- [Work required]: Copy each line of the material below that includes the string "chart".

- [Information supplied]:
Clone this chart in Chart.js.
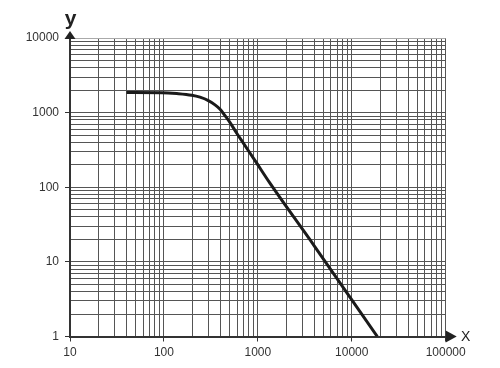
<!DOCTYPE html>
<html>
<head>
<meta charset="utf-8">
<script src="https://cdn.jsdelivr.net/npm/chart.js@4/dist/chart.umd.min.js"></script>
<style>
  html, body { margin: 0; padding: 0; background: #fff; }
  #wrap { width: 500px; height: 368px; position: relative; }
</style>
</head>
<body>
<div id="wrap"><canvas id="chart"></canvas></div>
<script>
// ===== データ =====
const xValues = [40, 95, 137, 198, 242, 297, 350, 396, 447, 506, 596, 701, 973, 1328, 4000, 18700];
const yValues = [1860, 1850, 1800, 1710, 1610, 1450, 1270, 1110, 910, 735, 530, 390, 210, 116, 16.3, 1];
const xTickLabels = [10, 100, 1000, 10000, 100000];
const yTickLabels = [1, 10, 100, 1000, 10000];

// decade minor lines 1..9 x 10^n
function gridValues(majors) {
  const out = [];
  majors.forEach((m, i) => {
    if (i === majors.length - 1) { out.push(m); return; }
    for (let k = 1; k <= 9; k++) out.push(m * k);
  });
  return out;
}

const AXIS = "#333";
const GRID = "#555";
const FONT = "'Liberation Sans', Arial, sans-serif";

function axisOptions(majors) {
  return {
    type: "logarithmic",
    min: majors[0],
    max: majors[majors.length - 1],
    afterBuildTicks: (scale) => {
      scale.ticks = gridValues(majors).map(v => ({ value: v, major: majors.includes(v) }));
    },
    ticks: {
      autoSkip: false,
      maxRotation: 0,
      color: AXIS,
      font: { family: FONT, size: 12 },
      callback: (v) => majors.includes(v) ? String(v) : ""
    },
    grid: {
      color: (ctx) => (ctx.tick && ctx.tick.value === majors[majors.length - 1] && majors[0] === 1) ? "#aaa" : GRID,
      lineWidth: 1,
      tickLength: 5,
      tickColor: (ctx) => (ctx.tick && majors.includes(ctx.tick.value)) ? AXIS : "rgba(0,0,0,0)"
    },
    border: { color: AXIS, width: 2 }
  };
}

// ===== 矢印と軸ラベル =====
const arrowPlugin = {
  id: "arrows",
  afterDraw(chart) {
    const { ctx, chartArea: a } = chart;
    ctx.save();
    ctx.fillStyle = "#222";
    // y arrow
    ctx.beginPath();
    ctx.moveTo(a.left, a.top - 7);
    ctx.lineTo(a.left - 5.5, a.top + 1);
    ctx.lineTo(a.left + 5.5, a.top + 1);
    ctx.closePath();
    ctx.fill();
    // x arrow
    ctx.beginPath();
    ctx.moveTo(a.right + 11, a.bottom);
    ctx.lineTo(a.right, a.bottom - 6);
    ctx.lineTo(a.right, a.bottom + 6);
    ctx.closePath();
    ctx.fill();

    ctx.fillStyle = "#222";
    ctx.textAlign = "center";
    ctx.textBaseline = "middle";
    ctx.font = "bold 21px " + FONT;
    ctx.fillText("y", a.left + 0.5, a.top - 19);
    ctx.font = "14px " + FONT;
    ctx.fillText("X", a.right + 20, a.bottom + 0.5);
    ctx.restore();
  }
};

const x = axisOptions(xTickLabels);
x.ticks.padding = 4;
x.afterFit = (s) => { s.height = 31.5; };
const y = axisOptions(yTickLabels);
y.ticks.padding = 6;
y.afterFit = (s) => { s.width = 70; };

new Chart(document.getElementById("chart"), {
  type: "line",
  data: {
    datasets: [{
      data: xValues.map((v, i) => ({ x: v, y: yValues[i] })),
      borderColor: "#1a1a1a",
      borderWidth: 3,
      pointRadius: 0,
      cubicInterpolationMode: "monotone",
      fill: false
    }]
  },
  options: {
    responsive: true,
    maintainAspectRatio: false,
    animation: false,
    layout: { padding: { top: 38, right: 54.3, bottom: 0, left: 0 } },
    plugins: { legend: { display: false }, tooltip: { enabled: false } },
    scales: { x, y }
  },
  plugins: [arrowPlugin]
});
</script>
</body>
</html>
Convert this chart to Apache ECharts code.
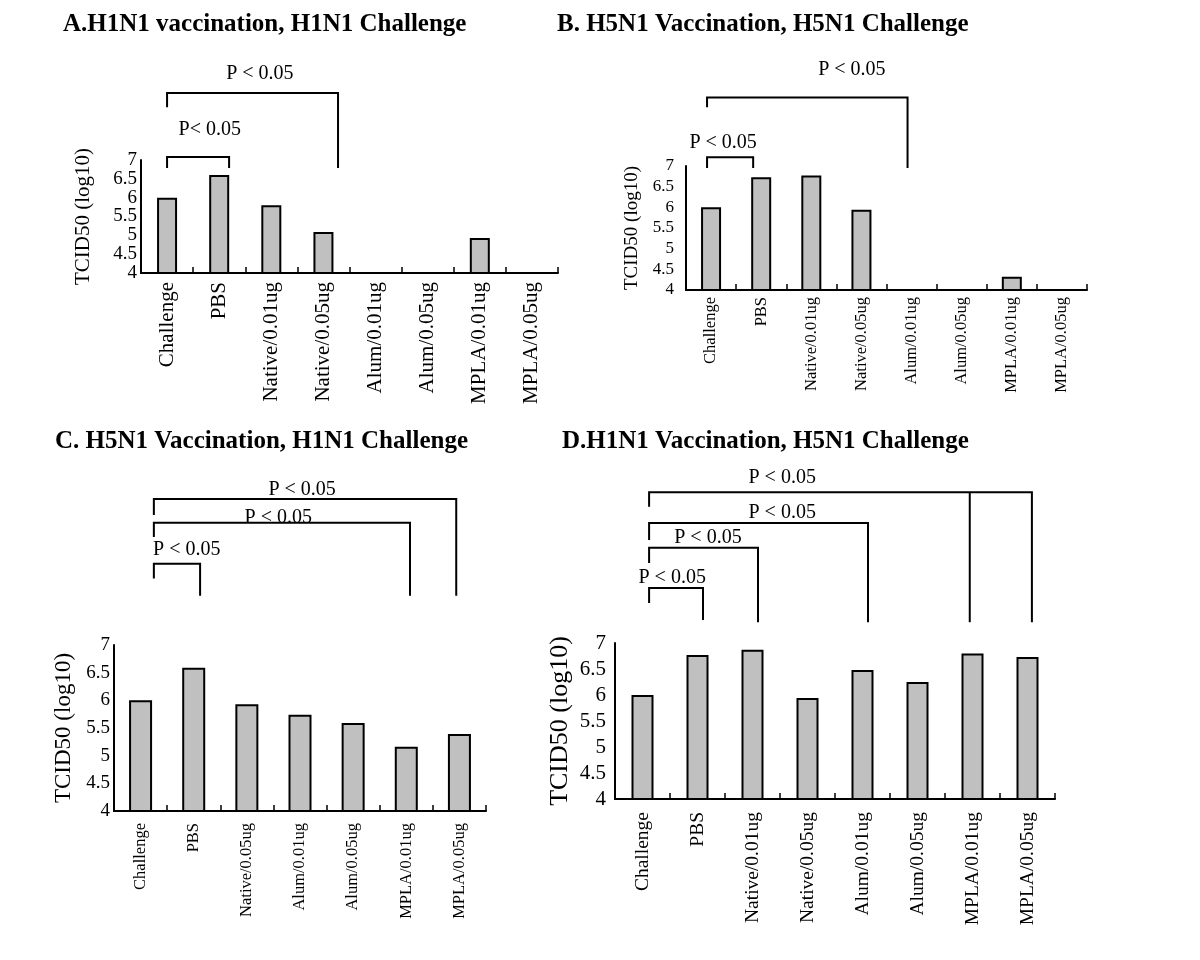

- [Final result]:
Clone this chart in Chart.js.
<script src="https://cdn.jsdelivr.net/npm/chart.js@4/dist/chart.umd.min.js"></script>
<div id="wrap"><canvas id="chart"></canvas></div>
  afterDraw(chart) {
    const { ctx, chartArea: a } = chart;
new Chart(document.getElementById("chart"), {
Convert this chart to Apache ECharts code.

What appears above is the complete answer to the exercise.